There are a few other points I want to make. There is an extra provision you may not have talked much about yet: the natal band provision. Pre-1985, if an Indian woman married an Indian man from another band, automatically she went to his band list. It’s very progressive — not progressive, but it’s very positive. This bill will give those women the right to go back to the bands they were born to, but not if they are section 10 bands and not if they’re bands that control their own membership lists — no right.

I want to point out to you that there is a whole population, especially on the Prairies and especially in Alberta, of people who have status and no band because in 1985, we created the right for bands to adopt their own membership codes, which could be more generous or more restrictive than the Indian Act.
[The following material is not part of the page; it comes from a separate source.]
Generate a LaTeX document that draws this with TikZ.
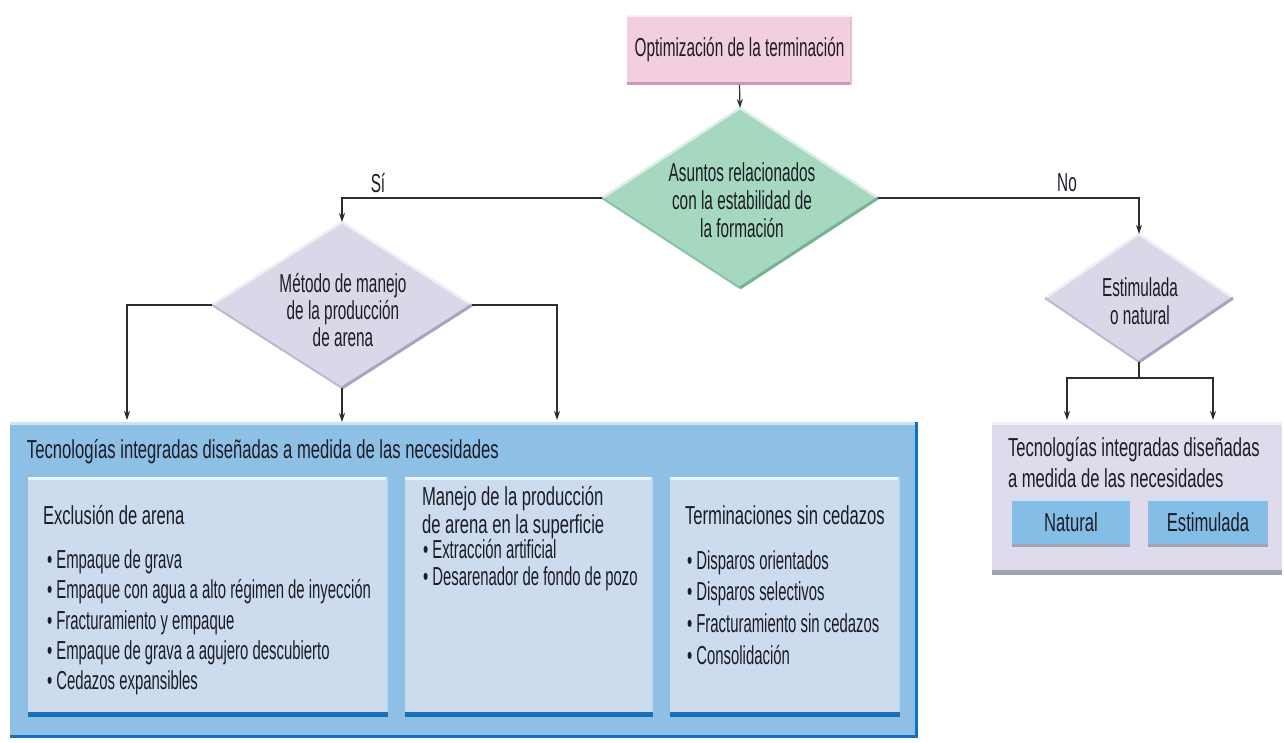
\documentclass[tikz,border=0pt]{standalone}
\usepackage{fontspec}
\setmainfont[FakeStretch=0.59]{Liberation Sans}
\newfontfamily\fhead[FakeStretch=0.64]{Liberation Sans}
\newfontfamily\flist[FakeStretch=0.573]{Liberation Sans}
\usetikzlibrary{shapes.geometric,arrows.meta}
\definecolor{pinkf}{RGB}{242,206,224}
\definecolor{pinke}{RGB}{205,150,178}
\definecolor{greenf}{RGB}{166,216,192}
\definecolor{greene}{RGB}{118,178,150}
\definecolor{lavf}{RGB}{219,215,233}
\definecolor{lave}{RGB}{168,164,190}
\definecolor{bluebg}{RGB}{142,192,230}
\definecolor{bluedk}{RGB}{24,112,186}
\definecolor{innerf}{RGB}{204,219,238}
\definecolor{innertop}{RGB}{234,243,252}
\definecolor{panelf}{RGB}{223,219,236}
\definecolor{panele}{RGB}{160,164,176}
\definecolor{btnf}{RGB}{132,190,230}
\definecolor{ink}{RGB}{28,28,36}
\definecolor{linec}{RGB}{45,45,45}
\begin{document}
\begin{tikzpicture}[x=1pt,y=-1pt,
  txt/.style={font=\fontsize{26}{28}\selectfont, text=ink, inner sep=0pt, outer sep=0pt},
  rbox/.style={draw=none, inner sep=0pt, outer sep=0pt, text=ink, font=\fontsize{26}{28}\selectfont},
  dia/.style={diamond, draw=none, inner sep=0pt, outer sep=0pt},
  arr/.style={draw=linec, line width=1.2pt, -{Stealth[length=9pt,width=6pt]}},
  ln/.style={draw=linec, line width=1.2pt}
]
\useasboundingbox (0,0) rectangle (1284,742);
\fill[white] (0,0) rectangle (1284,742);

% top box
\node[rbox, fill=pinkf, minimum width=225pt, minimum height=70pt] (top) at (739.5,50) {Optimización de la terminación};
\draw[pinke, line width=3pt] ([yshift=1.5pt]top.south west) -- ([yshift=1.5pt]top.south east);
\draw[pinke!60, line width=2pt] ([xshift=-1pt]top.north east) -- ([xshift=-1pt]top.south east);
\draw[white!70!pinkf, line width=2pt] ([yshift=-1pt]top.north west) -- ([yshift=-1pt]top.north east);

% diamonds
\node[dia, fill=greenf, minimum width=276pt, minimum height=180pt] (d1) at (740,198) {};
\draw[white!60!greenf, line width=2.5pt, line join=round] (d1.west) -- (d1.north) -- (d1.east);
\draw[greene, line width=3pt, line join=round] (d1.east) -- (d1.south);
\draw[greene!60!greenf, line width=2pt] (d1.south) -- (d1.west);
\node[txt, align=center] (d1t) at (742,200) {Asuntos relacionados\\con la estabilidad de\\la formación};

\node[dia, fill=lavf, minimum width=260pt, minimum height=166pt] (d2) at (342,305) {};
\draw[white!60!lavf, line width=2.5pt, line join=round] (d2.west) -- (d2.north) -- (d2.east);
\draw[lave, line width=3pt, line join=round] (d2.east) -- (d2.south);
\draw[lave!60!lavf, line width=2pt] (d2.south) -- (d2.west);
\node[txt, align=center, font=\fontsize{26}{27}\selectfont] (d2t) at (343,310) {Método de manejo\\de la producción\\de arena};

\node[dia, fill=lavf, minimum width=188pt, minimum height=128pt] (d3) at (1139,298) {};
\draw[white!60!lavf, line width=2.5pt, line join=round] (d3.west) -- (d3.north) -- (d3.east);
\draw[lave, line width=3pt, line join=round] (d3.east) -- (d3.south);
\draw[lave!60!lavf, line width=2pt] (d3.south) -- (d3.west);
\node[txt, align=center] (d3t) at (1140,301) {Estimulada\\o natural};

% big blue box
\node[rbox, fill=bluebg, minimum width=908pt, minimum height=316pt] (big) at (464,580) {};
\draw[white!55!bluebg, line width=3pt] ([yshift=-1.5pt]big.north west) -- ([yshift=-1.5pt]big.north east);
\draw[bluedk, line width=3pt, line join=miter] ([xshift=-1.5pt]big.north east) -- ([shift={(-1.5pt,1.5pt)}]big.south east) -- ([yshift=1.5pt]big.south west);
\node[txt, anchor=west, font=\fhead\fontsize{26}{28}\selectfont] (bigt) at (27,452) {Tecnologías integradas diseñadas a medida de las necesidades};

% inner boxes
\node[rbox, fill=innerf, minimum width=360pt, minimum height=240pt] (b1) at (208,597) {};
\node[rbox, fill=innerf, minimum width=248pt, minimum height=240pt] (b2) at (529,597) {};
\node[rbox, fill=innerf, minimum width=230pt, minimum height=240pt] (b3) at (785,597) {};
\foreach \b in {b1,b2,b3}{
  \draw[innertop, line width=3pt] ([yshift=-1.5pt]\b.north west) -- ([yshift=-1.5pt]\b.north east);
  \draw[innerf!80!bluebg, line width=2pt] ([xshift=-1pt]\b.north east) -- ([xshift=-1pt]\b.south east);
  \draw[bluedk, line width=5pt] ([yshift=2.5pt]\b.south west) -- ([yshift=2.5pt]\b.south east);
}
\node[txt, anchor=west, font=\fhead\fontsize{26}{28}\selectfont] (b1h) at (43,515) {Exclusión de arena};
\node[txt, anchor=west, align=left, font=\flist\fontsize{26}{30.3}\selectfont] (b1l) at (47,622.5) {• Empaque de grava\\• Empaque con agua a alto régimen de inyección\\• Fracturamiento y empaque\\• Empaque de grava a agujero descubierto\\• Cedazos expansibles};
\node[txt, anchor=west, align=left, font=\fhead\fontsize{26}{28.5}\selectfont] (b2h) at (422,512.5) {Manejo de la producción\\de arena en la superficie};
\node[txt, anchor=west, align=left, font=\flist\fontsize{26}{26.5}\selectfont] (b2l) at (423,565) {• Extracción artificial\\• Desarenador de fondo de pozo};
\node[txt, anchor=west, font=\fhead\fontsize{26}{28}\selectfont] (b3h) at (685,515) {Terminaciones sin cedazos};
\node[txt, anchor=west, align=left, font=\flist\fontsize{26}{31.7}\selectfont] (b3l) at (687,607.5) {• Disparos orientados\\• Disparos selectivos\\• Fracturamiento sin cedazos\\• Consolidación};

% right panel
\node[rbox, fill=panelf, minimum width=290pt, minimum height=153pt] (rp) at (1137,498.5) {};
\draw[white!60!panelf, line width=3pt] ([yshift=-1.5pt]rp.north west) -- ([yshift=-1.5pt]rp.north east);
\draw[panele, line width=5pt] ([yshift=2.5pt]rp.south west) -- ([yshift=2.5pt]rp.south east);
\node[txt, anchor=west, align=left, font=\fhead\fontsize{26}{31}\selectfont] (rpt) at (1008,462.5) {Tecnologías integradas diseñadas\\a medida de las necesidades};
\node[rbox, font=\fhead\fontsize{26}{28}\selectfont, fill=btnf, minimum width=118pt, minimum height=49pt] (n1) at (1071,522.5) {Natural};
\node[rbox, font=\fhead\fontsize{26}{28}\selectfont, fill=btnf, minimum width=120pt, minimum height=49pt] (n2) at (1208,522.5) {Estimulada};
\foreach \b in {n1,n2}{
  \draw[white!55!btnf, line width=2.5pt] ([yshift=-1.25pt]\b.north west) -- ([yshift=-1.25pt]\b.north east);
  \draw[panele, line width=3.5pt] ([yshift=1.75pt]\b.south west) -- ([yshift=1.75pt]\b.south east);
}

% connectors
\draw[arr] (top.south) -- (d1.north);
\draw[arr] (d1.west) -| (d2.north);
\draw[arr] (d1.east) -| (d3.north);
\node[txt] (si) at (378,183) {Sí};
\node[txt] (no) at (1067,183) {No};

\coordinate (t1) at (127,420);
\coordinate (t3) at (557,420);
\draw[arr] (d2.west) -| (t1);
\draw[arr] (d2.east) -| (t3);
\draw[arr] (d2.south) -- (d2.south |- big.north);

\coordinate (j) at (1139,378);
\coordinate (r1) at (1067,420);
\coordinate (r2) at (1213,420);
\draw[ln] (d3.south) -- (j);
\draw[arr] (j) -| (r1);
\draw[arr] (j) -| (r2);
\end{tikzpicture}
\end{document}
If they are more restrictive, you have all sorts of people who don’t come onto the list. For a lot of these women, this is an empty right. Their band won’t take them back. I want to really flag that as something important.

Then here’s the other thing: I’m sure I’m running out of time, but at the time of Bill S-3, a few senators like Senator McPhedran, Senator Pate and, I believe, Senator Tannas were there, and there were a lot of scenarios. They said to not do “6(1)(a) all the way” because there will be a million new Indians. So far, there have been 28,000. There are a lot fewer people, as I understand it, affected by this.

I would like to draw your attention to the Auditor General’s report on the Indian Registrar.

I hope it’ll go smoothly for the enfranchisees, but we have seen the figures — and you will hear from Brandy Callihoo about her experience — and there is a backlog of 12,000 cases, and the registrar managed to deal with 37 protests in five years. A protest is when the registrar refuses you and it is, effectively, a reconsideration. You need the protest decision before you can go to court. If the registrar waits five years to rule on your protest, you are waiting five years to even go to court and challenge it.

All I can say is, “What the heck?” How did they end up with a backlog of 12,000 people? How come they can’t turn around protests faster than 37 in five years? That’s the practical reality on the ground from all this.

I see you are being indulgent, so I’ll say one other thing. There are still going to be scenarios, believe it or not, where children of the same parents will have different statuses.

Something I want to flag for you, which I know was mentioned to you on the first night of hearings, is that for an Indian woman who has a child outside of marriage, pre-1985 the child is a section 6(1) Indian. Since it’s all about what your parents are, post-1985 the child is a section 6(2) Indian. We know there are cases like that.

I’m not here to ask you to rule on whether that is Charter compliant, but I think it is hard to take seriously a law that says, “We have a beautiful system for figuring out status, but it could give different results within the same family.”

The Deputy Chair: Thank you, Mr. Schulze.

I will now invite Ms. Callihoo to give her opening remarks. The floor is yours.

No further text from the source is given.